PHI 224: Final Exam, Spring 2006

Instructions

Write well-developed, clearly organized answers to all the questions. 

This is an exam that you complete outside of class. In completing the exam, you are free to refer to the readings and your notes, or to talk with other students about your answers. In fact, you are encouraged to work together with other students on this exam. But whatever you finally turn in MUST be your OWN writing, IN YOUR OWN WORDS, expressing YOUR OWN UNDERSTANDING at the time you wrote it.

Please limit yourself to 3000 words all together (typically about 8 pages).  Each question counts equally.  Submit answers printed on paper -- not electronically, and not hand-written.  No fancy stuff like plastic covers, binders, elaborate cover sheets, money stuffed between pages, etc.

bulletDO NOT QUOTE OR CLOSELY PARAPHRASE ANYTHING WITHOUT CITING YOUR SOURCE. (Not even the textbook, or course materials.)
bulletDO NOT INCLUDE MORE THAN A FEW very BRIEF QUOTATIONS OF ANYTHING IN YOUR ENTIRE SET OF ANSWERS.
bulletTHE ONLY ALLOWABLE REASON FOR QUOTING ANYTHING IS TO PROVIDE EVIDENCE TO SUPPORT A POINT YOU HAVE STATED IN YOUR OWN WORDS. THE PENALTY FOR ILLEGITIMATE QUOTING IS "DEATH".

If you work with another student in preparing your answers, don't draft your actual answers together, and don't agree on exactly what examples you will use, or how you will express a particular point.  When you work with someone, talk over the issues and share ideas, but don't do any outlining or writing together.  Don't show your completed answer to someone else in order to help them; there are too many cases in which the helper ends up helping too much and then there is trouble.

Advice

1.  The biggest problem with this kind of exam has been that students write answers that are too incomplete or sketchy.  Don't assume that the reader will "just know" what you're getting at; instead, assume the reader is relatively ignorant about this particular subject matter. Do not assume that the reader has been in the class!  Instead, think of your audience as generally intelligent people who know nothing specific about this subject.
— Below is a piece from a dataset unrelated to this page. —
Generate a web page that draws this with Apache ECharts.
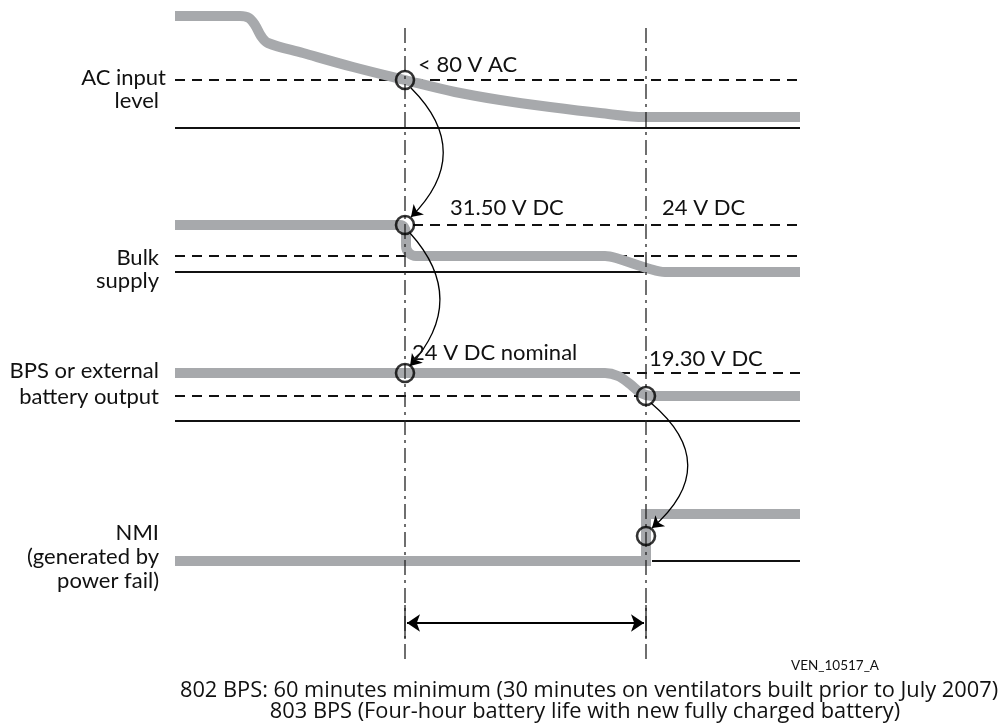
<!DOCTYPE html>
<html>
<head>
<meta charset="utf-8">
<script src="https://cdn.jsdelivr.net/npm/echarts@6/dist/echarts.min.js"></script>
<style>
html,body{margin:0;padding:0;background:#fff;}
#chart{width:1007px;height:728px;}
</style>
</head>
<body>
<div id="chart"></div>
<script>
// ---- data (diagram units: x = time, y = level) ----
const acInputLevel = [[175,16],[240,16],[249,18],[255,25],[261,36],[268,43],[303,53],[353,67],[405,80],[455,92],[500,100],[550,107],[600,113],[645,117],[800,117]];
const bulkSupply   = [[175,225],[400,225],[404,227],[406,233],[406,246],[409,253],[416,256],[605,256],[616,258],[650,269],[665,272],[800,272]];
const bpsOutput    = [[175,373],[605,373],[618,376],[630,384],[641,393],[652,396],[800,396]];
const nmiSignal    = [[175,561],[646,561],[646,514],[800,514]];

const solidRefs  = [[128,175,800],[272,175,800],[421,175,800],[561,652,800]];          // [level, from, to]
const dashedRefs = [[80,175,800],[225,413,800],[256,175,800],[373,620,800],[396,175,800]];
const eventTimes = [405, 646];
const eventSpan  = [28, 660];
const spanSolid  = [605, 638];
const triggerPoints = [[405,80],[405,225],[405,373],[646,396],[646,536]];
const causeArrows = [[[411,88],[411,217],0.5],[[410,233],[410,366],0.45],[[651,403],[652,528],0.58]];
const durationArrow = [[407,623],[644,623]];

const signalLabels = [["AC input","level"],["Bulk","supply"],["BPS or external","battery output"],["NMI","(generated by","power fail)"]];
const thresholdLabels = ["< 80 V AC","31.50 V DC","24 V DC","24 V DC nominal","19.30 V DC"];
const figureId = "VEN_10517_A";
const footnotes = ["802 BPS: 60 minutes minimum (30 minutes on ventilators built prior to July 2007)","803 BPS (Four-hour battery life with new fully charged battery)"];

// ---- chart ----
const FONT = 'Lato';
const GREY = '#a7a9ac';
const series = [];

dashedRefs.forEach(function(d){
  series.push({type:'line', data:[[d[1],d[0]],[d[2],d[0]]], symbol:'none', silent:true, z:2,
    lineStyle:{color:'#111', width:2.2, type:[10,7]}});
});
solidRefs.forEach(function(d){
  series.push({type:'line', data:[[d[1],d[0]],[d[2],d[0]]], symbol:'none', silent:true, z:2,
    lineStyle:{color:'#111', width:2.2}});
});
[acInputLevel, bulkSupply, bpsOutput].forEach(function(s){
  series.push({type:'line', data:s, symbol:'none', smooth:0.35, silent:true, z:3,
    lineStyle:{color:GREY, width:10, cap:'butt', join:'round'}});
});
series.push({type:'line', data:nmiSignal, symbol:'none', silent:true, z:3,
  lineStyle:{color:GREY, width:10, cap:'butt', join:'miter'}});

eventTimes.forEach(function(x){
  series.push({type:'line', data:[[x,eventSpan[0]],[x,eventSpan[1]]], symbol:'none', silent:true, z:4,
    lineStyle:{color:'#222', width:1.3, type:[15,5,3,5]}});
  series.push({type:'line', data:[[x,spanSolid[0]],[x,spanSolid[1]]], symbol:'none', silent:true, z:4,
    lineStyle:{color:'#222', width:1.3}});
});

series.push({type:'scatter', data:triggerPoints, symbol:'circle', symbolSize:18, silent:true, z:6,
  itemStyle:{color:'rgba(0,0,0,0)', borderColor:'#000', borderWidth:2.6}});

series.push({type:'lines', coordinateSystem:'cartesian2d', silent:true, z:5,
  symbol:['none','arrow'], symbolSize:11,
  data: causeArrows.map(function(a){ return {coords:[a[0],a[1]], lineStyle:{curveness:a[2]}}; }),
  lineStyle:{color:'#000', width:1.3, opacity:1}});

series.push({type:'lines', coordinateSystem:'cartesian2d', silent:true, z:5,
  symbol:['arrow','arrow'], symbolSize:[13,13],
  data:[{coords:durationArrow}],
  lineStyle:{color:'#000', width:2.2, opacity:1}});

function txt(t, x, y, align, size, family){
  return {type:'text', x:x, y:y, silent:true, z:10,
    style:{text:t, fill:'#111', fontFamily:family||FONT, fontSize:size||22, align:align||'left', verticalAlign:'middle'}};
}
const graphics = [
  txt(signalLabels[0][0],166,78,'right'), txt(signalLabels[0][1],159,101,'right'),
  txt(signalLabels[1][0],159,258,'right'), txt(signalLabels[1][1],159,281,'right'),
  txt(signalLabels[2][0],159,371,'right'), txt(signalLabels[2][1],159,397,'right'),
  txt(signalLabels[3][0],159,533,'right'), txt(signalLabels[3][1],159,557,'right'), txt(signalLabels[3][2],159,581,'right'),
  txt(thresholdLabels[0],418,65), txt(thresholdLabels[1],450,208), txt(thresholdLabels[2],662,208),
  txt(thresholdLabels[3],412,353), txt(thresholdLabels[4],649,359),
  txt(figureId,835,666,'center',13.5),
  txt(footnotes[0],589,691,'center',21.8,'Open Sans'), txt(footnotes[1],585,712,'center',21.8,'Open Sans')
];

const chart = echarts.init(document.getElementById('chart'), null, {renderer:'canvas'});
chart.setOption({
  animation:false,
  grid:{left:0,right:0,top:0,bottom:0},
  xAxis:{type:'value', min:0, max:1007, show:false},
  yAxis:{type:'value', min:0, max:728, inverse:true, show:false},
  series:series,
  graphic:graphics
});
</script>
</body>
</html>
2.  These questions can all be answered quite well simply by drawing ideas from our class discussions and the assigned readings.  You are not expected to go out and find more sources.  You are not prohibited from finding more sources, but if you decide to use more sources, don't get sucked into just paraphrasing something someone else wrote that you don't really understand.  The latter can be a cause of trouble; your answer will read as though you don't understand what you are talking about.  You are much better off saying what you really think and understand than trying to sound profound by half-copying from something you don't really "get".
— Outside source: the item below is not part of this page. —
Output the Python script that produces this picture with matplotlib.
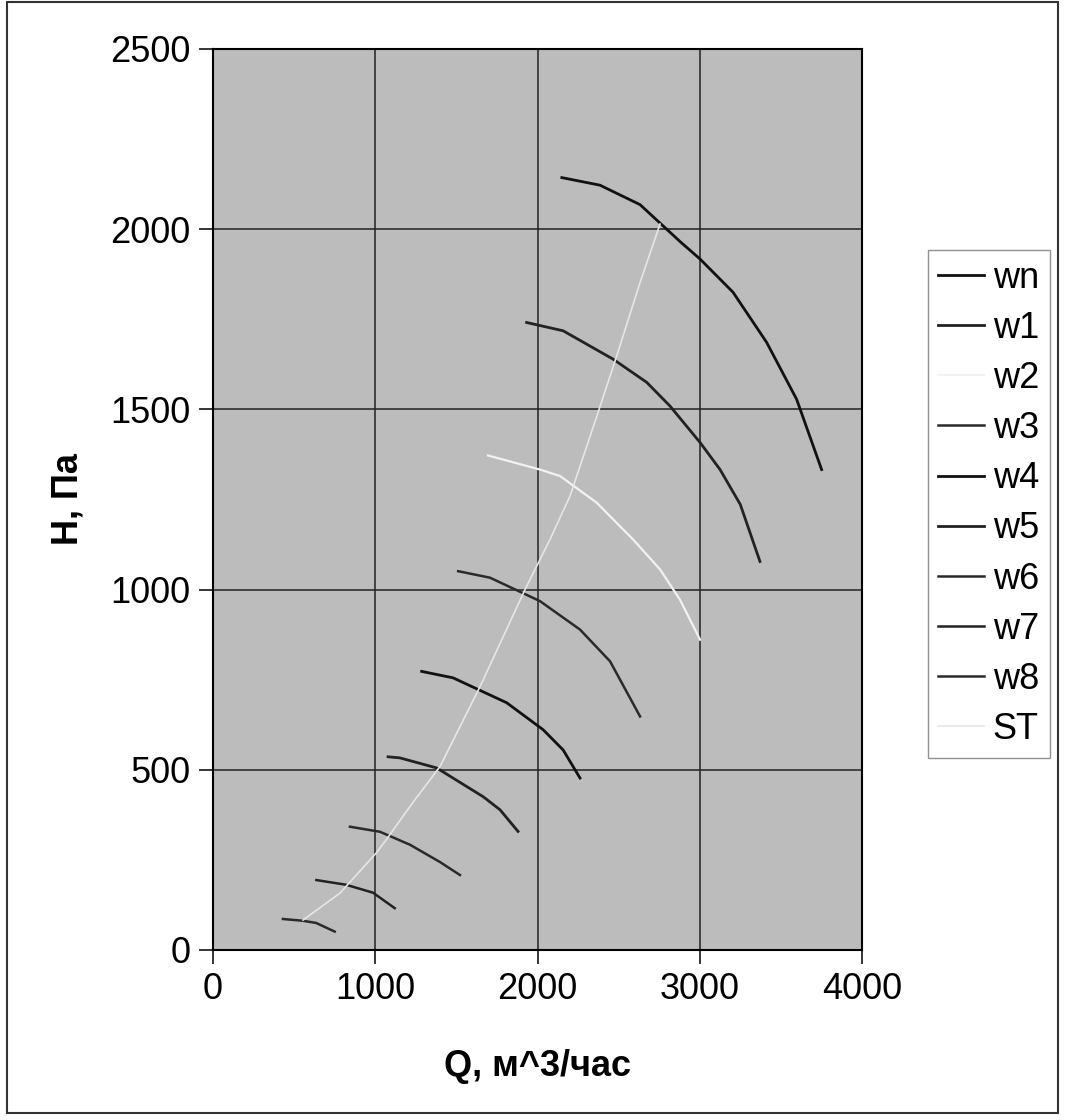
import matplotlib.pyplot as plt
from matplotlib.patches import Rectangle

plt.rcParams['font.family'] = ['Liberation Sans', 'DejaVu Sans']

# fan curves, Q in m^3/h, H in Pa
wn_q = [2150, 2385, 2632, 2774, 2880, 3002, 3205, 3412, 3597, 3751]
wn_h = [2143, 2122, 2068, 2009, 1965, 1917, 1825, 1686, 1528, 1333]
w1_q = [1933, 2158, 2467, 2673, 2817, 3002, 3125, 3250, 3371]
w1_h = [1741, 1718, 1639, 1575, 1509, 1408, 1333, 1236, 1078]
w2_q = [1695, 2015, 2139, 2365, 2589, 2755, 2878, 3002]
w2_h = [1372, 1333, 1315, 1241, 1139, 1056, 972, 861]
w3_q = [1511, 1707, 2015, 2262, 2447, 2632]
w3_h = [1051, 1033, 968, 889, 801, 648]
w4_q = [1286, 1480, 1810, 2035, 2158, 2262]
w4_h = [773, 755, 686, 611, 555, 477]
w5_q = [1079, 1152, 1379, 1666, 1769, 1880]
w5_h = [536, 533, 505, 425, 389, 329]
w6_q = [844, 1029, 1214, 1399, 1522]
w6_h = [342, 328, 292, 244, 208]
w7_q = [637, 820, 986, 1120]
w7_h = [194, 181, 159, 116]
w8_q = [431, 555, 636, 750]
w8_h = [86, 81, 75, 51]
st_q = [555, 783, 1006, 1068, 1233, 1399, 1646, 1923, 2077, 2200, 2365, 2488, 2632, 2755]
st_h = [83, 158, 269, 306, 410, 509, 731, 1000, 1139, 1259, 1480, 1648, 1852, 2014]

names = ['wn', 'w1', 'w2', 'w3', 'w4', 'w5', 'w6', 'w7', 'w8', 'ST']
series = [(wn_q, wn_h), (w1_q, w1_h), (w2_q, w2_h), (w3_q, w3_h), (w4_q, w4_h),
          (w5_q, w5_h), (w6_q, w6_h), (w7_q, w7_h), (w8_q, w8_h), (st_q, st_h)]
colors = ['#111111', '#222222', '#f2f2f2', '#2a2a2a', '#111111',
          '#222222', '#2a2a2a', '#222222', '#2a2a2a', '#e6e6e6']
widths = [2.0, 2.0, 1.6, 1.8, 2.0, 2.0, 1.8, 1.8, 1.8, 1.2]

fig = plt.figure(figsize=(10.65, 11.2), dpi=100)
ax = fig.add_axes([0.2, 0.1518, 0.6094, 0.8045])
ax.set_facecolor('#bcbcbc')

for (q, h), name, c, lw in zip(series, names, colors, widths):
    ax.plot(q, h, color=c, lw=lw, label=name)

ax.set_xlim(0, 4000)
ax.set_ylim(0, 2500)
ax.set_xticks([0, 1000, 2000, 3000, 4000])
ax.set_yticks([0, 500, 1000, 1500, 2000, 2500])
ax.grid(color='#222222', lw=1.1)
ax.set_axisbelow(True)
ax.tick_params(labelsize=26, length=10, width=1.1, direction='out', pad=6)
for s in ax.spines.values():
    s.set_linewidth(1.5)
ax.set_xlabel('Q, м^3/час', fontsize=26, fontweight='bold', labelpad=30)
ax.set_ylabel('H, Па', fontsize=26, fontweight='bold', labelpad=18)

leg = fig.legend(loc='upper left', bbox_to_anchor=(0.871, 0.777), fontsize=26,
                 frameon=True, fancybox=False, edgecolor='#777777',
                 handlelength=1.25, handletextpad=0.25, labelspacing=0.42,
                 borderpad=0.3, borderaxespad=0)
leg.get_frame().set_linewidth(1.0)

fig.patches.append(Rectangle((0.007, 0.006), 0.986, 0.992, transform=fig.transFigure,
                             fill=False, edgecolor='#333333', lw=1.5))

fig.savefig('out.png', dpi=100)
3.  Your answers are graded on how well they answer the question that is asked.  Don't shoot yourself in the foot by going off on a tangent.  Instead, focus on giving an accurate and complete answer to the question.  Your space and time is limited.  So, be direct, precise, clear.  You have a lot to squeeze into these answers.

Questions/topics

  1. Flew claimed that central religious claims about the world are empty of meaning, because they are treated by believers as being immune from empirical testing -- nothing that we can experience could ever be allowed to count as evidence against the religious claims.  His main example was the religious claim "God loves us".  Mitchell disagreed with Flew about the relevance of  human experience to central ideas of religion.  For the purposes of this question, change the example to the following religious claim:

    The whole universe, including human life, owes its existence to the purposive creative activity of a transcendent force or divine being(s).
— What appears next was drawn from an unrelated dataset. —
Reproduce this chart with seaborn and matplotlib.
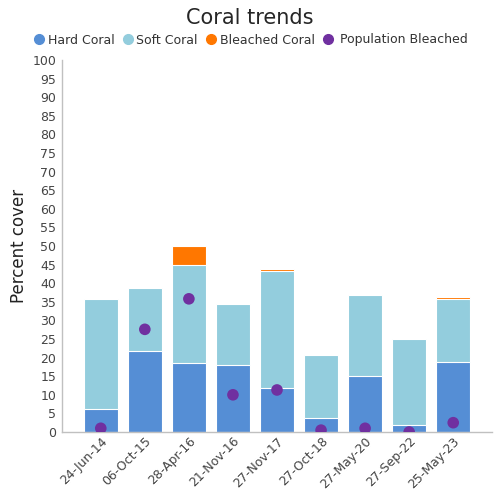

    Would things said by Broom, Machina, Gould, and Dawkins in our course materials tend to support Mitchell's view, or Flew's?
     
  2. Explain how the positions taken by Bultmann, Borg, and the US Catholic Bishops are all designed to show that complete naturalism is not the only reasoned response to scientific progress.
     
  3. Gould and Dawkins are in serious disagreement about what to think of religion, and yet neither of them is a religious person.  What exactly do they disagree about?  How is their disagreement related to the competition between naturalism and religious worldviews?
     
  4. It is common today to hear that religion is based on faith, while science is based on reason and evidence.  (The NCSE policy statement, for one example, appears to be taking this line.)  Machina discusses this way of contrasting religion and science.  What would he say about it?
     
  5. According to Broom, there are a number of subjects that science as we now understand it cannot talk about.   What are these subjects and why can't science as we now understand it deal with them?  Does Broom think that the fact that science as presently conceived cannot deal with these subjects implies that these subjects cannot be dealt with by means of rational inquiry?  How does this connect with the negative things he says about "absolutists"?  What does all this show about his views about the advantages or disadvantages of naturalism?